The Wide and Narrow Gates
Enter through the narrow gate; for the gate is wide and the way is broad that leads to destruction, and there are many who enter through it. For the gate is small and the way is narrow that leads to life, and there are few who find it. (Matthew 7:13-14).
That parable from Jesus' Sermon on the Mount inspired my 1980 painting, Two Roads. While artists have depicted scenes from the Bible since at least the 3rd century, my aim was to create an image unlike any seen before: an in-depth portrayal of the ultimate duality through symbolic imagery.
Ebb and Flow
On casual observation, one sees the subject of this painting to be a beautiful woman wading on the ocean shoreline; however, there is much more to it! Viewing with careful scrutiny reveals a mystery hidden in plain sight. The true concept behind this artwork is the phenomenon known as Pareidolia; seeing familiar shapes in unexpected places where none actually exist.
Misty Mountains
This 24” square piece is all that remains of a huge 4’ x 8’ background painting, originally created for my 1982 animated short film, Encounter. It was the largest painting I had ever made, but unfortunately an 8’ wide painting was just too impractical to keep! After finishing the movie, I cut it down drastically and kept only the best portion.
Gypsy Dancer
For a long period, I was focused on my animation career and family life leaving little time or energy for painting. Except for a few quick studies, I had not made any serious personal paintings for about 18 years! Then, in 2010, I decided to end my dormant period and get back to the easel! The plan was to begin in a small and simple manner in order to bring my skills up to speed; therefore, I started with this piece which I entitled Gypsy Dancer.
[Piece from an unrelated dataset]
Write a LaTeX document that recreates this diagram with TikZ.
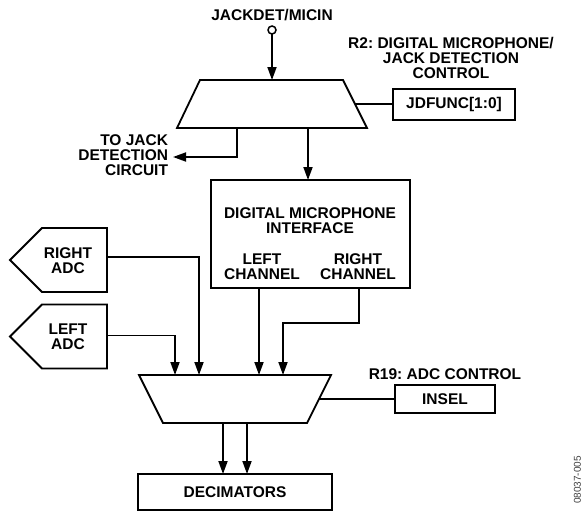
\documentclass[tikz,border=0pt]{standalone}
\usepackage{fontspec}
\setmainfont{Liberation Sans}
\usetikzlibrary{arrows.meta,calc}
\frenchspacing
\begin{document}
\begin{tikzpicture}[x=1pt,y=-1pt,
  every node/.style={font=\fontsize{15.5}{14.8}\selectfont\bfseries, inner sep=0pt, outer sep=0pt},
  line/.style={line width=1.8pt},
  ctl/.style={line width=1.2pt},
  arr/.style={line width=1.8pt, -{Triangle[length=13pt,width=9pt]}},
  boxx/.style={draw, line width=1.8pt, rectangle},
  frame/.style={rectangle, draw=none}
]
\useasboundingbox (0,0) rectangle (585,514);

% input
\node (jack) at (272,15) {JACKDET/MICIN};
\node[draw, circle, line width=1.5pt, minimum size=8pt] (pin) at (272,30) {};

% mux 1 (wide at bottom)
\node[frame, minimum width=190pt, minimum height=48pt] (mux1) at (272,104) {};
\draw[line, line join=miter] ([xshift=23pt]mux1.north west) -- ([xshift=-24pt]mux1.north east)
  -- (mux1.south east) -- (mux1.south west) -- cycle;
\coordinate (m1r) at ([xshift=-12pt]mux1.east);
\draw[arr] (pin.south) -- (mux1.north);

% R2 control
\node[align=center] (r2) at (451,58) {R2: DIGITAL MICROPHONE/\\JACK DETECTION\\CONTROL};
\node[boxx, minimum width=122pt, minimum height=31pt] (jdf) at (454,104.5) {JDFUNC[1:0]};
\draw[ctl] (m1r) -- (m1r -| jdf.west);

% to jack detection
\node[align=right, anchor=east] (tojack) at (168,155) {TO JACK\\DETECTION\\CIRCUIT};
\coordinate (tj) at ([xshift=5pt,yshift=-2pt]tojack.east);
\draw[arr] (237,0 |- mux1.south) |- (tj);

% digital microphone interface
\node[boxx, minimum width=199pt, minimum height=108pt] (dmi) at (310.5,234) {};
\draw[arr] (308,0 |- mux1.south) -- (308,0 |- dmi.north);
\node[align=center] (dmit) at (310,221) {DIGITAL MICROPHONE\\INTERFACE};
\node[align=center] (lch) at (262,267) {LEFT\\CHANNEL};
\node[align=center] (rch) at (358,267) {RIGHT\\CHANNEL};

% ADCs (pentagons pointing left)
\node[frame, minimum width=97pt, minimum height=64pt] (radc) at (58.5,260) {};
\draw[line, line join=miter] (radc.west) -- ([xshift=32pt]radc.north west) -- (radc.north east)
  -- (radc.south east) -- ([xshift=32pt]radc.south west) -- cycle;
\node[align=center] (radct) at (68,261) {RIGHT\\ADC};
\node[frame, minimum width=97pt, minimum height=64pt] (ladc) at (58.5,336.5) {};
\draw[line, line join=miter] (ladc.west) -- ([xshift=32pt]ladc.north west) -- (ladc.north east)
  -- (ladc.south east) -- ([xshift=32pt]ladc.south west) -- cycle;
\node[align=center] (ladct) at (68,337) {LEFT\\ADC};

% mux 2 (wide at top)
\node[frame, minimum width=192pt, minimum height=48pt] (mux2) at (235,399) {};
\draw[line, line join=miter] (mux2.north west) -- (mux2.north east)
  -- ([xshift=-24pt]mux2.south east) -- ([xshift=24pt]mux2.south west) -- cycle;
\coordinate (m2r) at ([xshift=-12pt]mux2.east);

\draw[arr] ([yshift=3pt]radc.east) -| (199,0 |- mux2.north);
\draw[arr] ([yshift=1pt]ladc.east) -| (175,0 |- mux2.north);
\draw[arr] (259,0 |- dmi.south) -- (259,0 |- mux2.north);
\coordinate (rbend) at (359,323);
\draw[arr] (359,0 |- dmi.south) -- (rbend) -| (283,0 |- mux2.north);

% R19 control
\node (r19) at (445,374) {R19: ADC CONTROL};
\node[boxx, minimum width=100pt, minimum height=28pt] (insel) at (445,399) {INSEL};
\draw[ctl] (m2r) -- (insel.west);

% decimators
\node[boxx, minimum width=194pt, minimum height=36pt] (dec) at (235,492) {DECIMATORS};
\draw[arr] (223,0 |- mux2.south) -- (223,0 |- dec.north);
\draw[arr] (247,0 |- mux2.south) -- (247,0 |- dec.north);

% figure code
\node[rotate=90, font=\fontsize{10}{10}\selectfont, text=black!75] (code) at (577.5,480) {08037-005};
\end{tikzpicture}
\end{document}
Over the Mountains of Ifdawn
They climbed up and up. He opened his eyes, and ventured to look around him. By this time they were already level with the top of the outer rampart of precipices. There now came in sight a wild archipelago of islands, with jagged outlines, emerging from a sea of air. The islands were mountain summits; or, more accurately speaking, the country was a high tableland, fissured everywhere by narrow and apparently bottomless cracks. These cracks were in some cases like canals, in others like lakes, in others merely holes in the ground, closed in all round. The perpendicular sides of the islands—that is, the upper, visible parts of the innumerable cliff faces—were of bare rock, gaudily coloured; but the level surfaces were a tangle of wild plant life. -David Lindsay, A Voyage to Arcturus, 1920
This moment described in David Lindsay's visionary novel A Voyage to Arcturus was the inspiration for one of my earliest paintings, entitled Idawn, which I completed in 1975 at the age of 19. It depicts characters Oceaxe and Maskull riding a flying snake-like creature called a shrowk over the land of Ifdawn. Clearly, there are a lot of bizarre names in Lindsay's book!